Existing models are out of date and bear little relation to the reality on the ground, according to the international team of researchers behind the studies.
“When dust emission models were developed, there were few continuously varying global data sets available and simplifying assumptions were made for their implementation,” they write in the JGR Atmospheres paper. Those simplifications included assuming that Earth’s surface has no vegetation, that the majority of dust was emitted by North Africa and the Middle East, and that there was an infinite amount of dry, loose sediment on the surface.
In reality, the researchers found, the truth is anything but. When they calculated annual calibrated dust emissions from 2001 to 2020 using daily satellite observations of dust emission sources every 500 meters across Earth, the team found much less dust is emitted on the surface than the dominant model assumes.

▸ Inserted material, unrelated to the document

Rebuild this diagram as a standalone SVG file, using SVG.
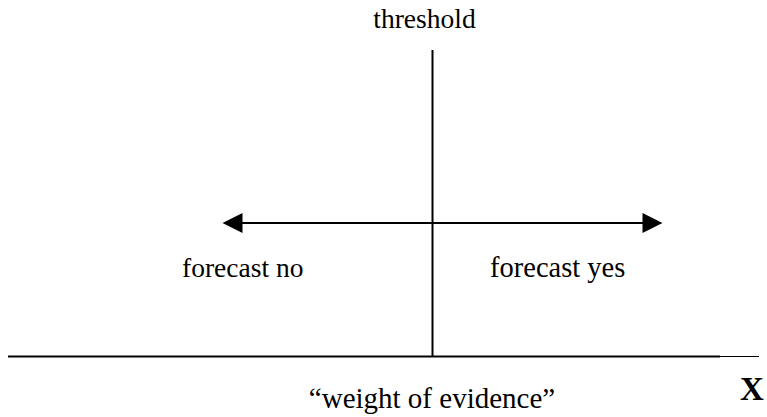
<svg xmlns="http://www.w3.org/2000/svg" width="767" height="417" viewBox="0 0 767 417">
<style>
.t{font-family:"Liberation Serif","Times New Roman",serif;font-size:27.5px;fill:#000}
.ln{stroke:#000;stroke-width:2;fill:none}
</style>
<rect width="767" height="417" fill="#fff"/>
<g id="connectors">
<line class="ln" x1="432.5" y1="50" x2="432.5" y2="357"/>
<line class="ln" x1="8" y1="356.5" x2="720" y2="356.5"/>
<line x1="720" y1="356.5" x2="759" y2="356.5" stroke="#000" stroke-width="1"/>
<line class="ln" x1="240" y1="223" x2="645" y2="223"/>
<polygon points="222.5,223 242.5,213 242.5,233" fill="#000"/>
<polygon points="662.5,223 642.5,213 642.5,233" fill="#000"/>
</g>
<g id="threshold"><text class="t" x="424.5" y="28" text-anchor="middle">threshold</text></g>
<g id="forecast-no"><text class="t" x="182" y="277">forecast no</text></g>
<g id="forecast-yes"><text class="t" x="490" y="277" style="font-size:28.5px">forecast yes</text></g>
<g id="weight"><text class="t" x="432" y="408" text-anchor="middle" style="font-size:29px">“weight of evidence”</text></g>
<g id="x-label"><text x="740" y="400" style="font-family:'Liberation Serif','Times New Roman',serif;font-weight:bold;font-size:33px">X</text></g>
</svg>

The new analysis in Science of the Total Environment also discovered that Earth’s main dust sources shift over the course of the year between deserts in East Asia, the Middle East and North Africa, and Australian and North American shrub lands — variations hidden by the current model.
Atmospheric dust affects both the climate and human health, even in areas far from its source. Overall, the researchers write in the JGR Atmospheres study, the old model differs from the satellite observations by up to two orders of magnitude.
“Current models have only been telling a fraction of the story,” Adrian Chappell, a professor of climate change impacts at Cardiff University’s School of Earth and Environmental Sciences and both papers’ lead author, said in a news release.
Using the old model runs the risk of delaying scientific advances and improving climate change projections, the researchers warn. They propose that the field adopt the new, more sensitive model to strengthen continued research.